I am using Simple HTML DOM parser to scrape data and ran into question: how to gather data contained in HTLM5 microdata.
For example, <meta itemprop="title" content="Charlie and the Chocolate Factory">
How would I get both the itemprop as well as the content for meta properties using Simple HTML DOM parser?
Is the question how to iterate elements with an itemprop attribute? If so:
foreach($doc->find('[itemprop]') as $el){
echo $el->itemprop . "
";
echo $el->content . "
";
}
You could try MicrodataPHP. I haven't been keeping up with changes in the spec, but it should cover your use case, and you can file issues if something is out of line with the current spec.

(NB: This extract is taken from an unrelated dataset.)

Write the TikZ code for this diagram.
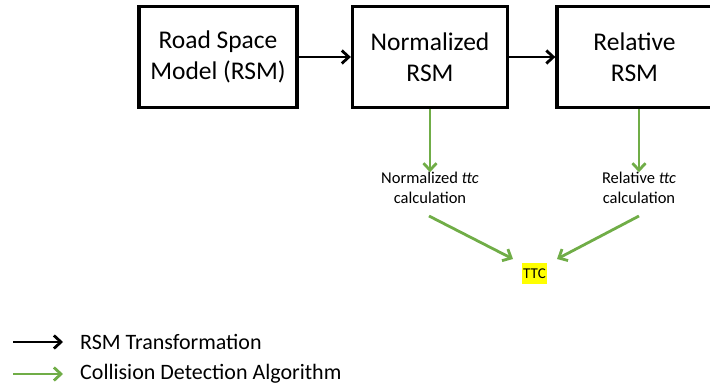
\documentclass[tikz,border=0pt]{standalone}
\usepackage{fontspec}
\setmainfont{Carlito}
\usetikzlibrary{arrows.meta}
\definecolor{offgreen}{RGB}{112,173,71}
\definecolor{hlyellow}{RGB}{255,255,0}
\begin{document}
\begin{tikzpicture}[x=1pt,y=-1pt,
  box/.style={draw=black,line width=3.3pt,minimum width=155pt,minimum height=101pt,align=center,font=\fontsize{25.5}{31}\selectfont,inner sep=0pt},
  blk/.style={draw=black,line width=2.8pt,-{Straight Barb[length=7pt,width=13pt,line width=2.8pt]}},
  grn/.style={draw=offgreen,line width=2.8pt,-{Straight Barb[length=7pt,width=13pt,line width=2.8pt]}},
  lbl/.style={align=center,font=\fontsize{16.5}{19.5}\selectfont,inner sep=0pt},
  leg/.style={anchor=west,font=\fontsize{22}{26}\selectfont,inner sep=0pt}]
\useasboundingbox (0,0) rectangle (710,388);
\node[box,minimum width=158pt] (rsm) at (218,57) {Road Space\\Model (RSM)};
\node[box] (nrsm) at (430,57) {Normalized\\RSM};
\node[box] (rrsm) at (634.5,57) {Relative\\RSM};
\node[lbl] (nttc) at (430,188) {Normalized \textit{ttc}\\calculation};
\node[lbl] (rttc) at (639,188) {Relative \textit{ttc}\\calculation};
\node[fill=hlyellow,font=\fontsize{15}{18}\selectfont,inner xsep=0.8pt,inner ysep=0pt,minimum height=21pt] (ttc) at (534.5,273.5) {TTC};
\draw[blk] (rsm) -- (nrsm);
\draw[blk] (nrsm) -- (rrsm);
\draw[grn] (nrsm.south -| nttc) -- (nttc.north);
\draw[grn] (rrsm.south -| rttc) -- (rttc.north);
\coordinate (n1) at (429,216);
\coordinate (n2) at (513,259);
\coordinate (r1) at (639,216);
\coordinate (r2) at (557,259);
\draw[grn] (n1) -- (n2);
\draw[grn] (r1) -- (r2);
\coordinate (la1) at (13,342);
\coordinate (la2) at (63,342);
\coordinate (lb1) at (13,374);
\coordinate (lb2) at (63,374);
\draw[blk] (la1) -- (la2);
\draw[grn] (lb1) -- (lb2);
\node[leg] (legA) at (80,342) {RSM Transformation};
\node[leg] (legB) at (80,374) {Collision Detection Algorithm};
\end{tikzpicture}
\end{document}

A nice way to do it is using a switch statement for every itemprop element on the page.
eg:
foreach($html->find('[itemprop]') as $productDetail){
switch ($productDetail->itemprop) {
case 'image':
$line['imageURL'] = $productDetail->src;
break;
case 'price':
$line['price'] = $productDetail->plaintext; //note: plaintext not content
break;
case 'name':
$line['name'] = $productDetail->plaintext;
break;
case 'productId':
$line['productId'] = $productDetail->content;
break;
case 'description':
$line['description'] = $productDetail->content;
break;
case 'url':
$line['url'] = $productDetail->content;
break;
default:
break;
}
}
Why are you using parser for this job? Use the php function below.
http://php.net/manual/en/function.get-meta-tags.php
get_meta_tags("url");
You can try using microdata-parser which is a microdata parser library for PHP. You can feed it directly with HTML string or you can call getDocument()
on Simple HTML Dom Parser instance to get DomDocument
instance from it then feed microdata-parser
with that, and get the output as array, object or as JSON.
Or if you want to reinvent the wheel yourself, you can take a look at W3C's Microdata Specification - Converting microdata to JSON(could be a PHP array or an object if you don't convert it to JSON). Simply looking for itemprop
attributes might not the best solution if you want all the things with correct structure.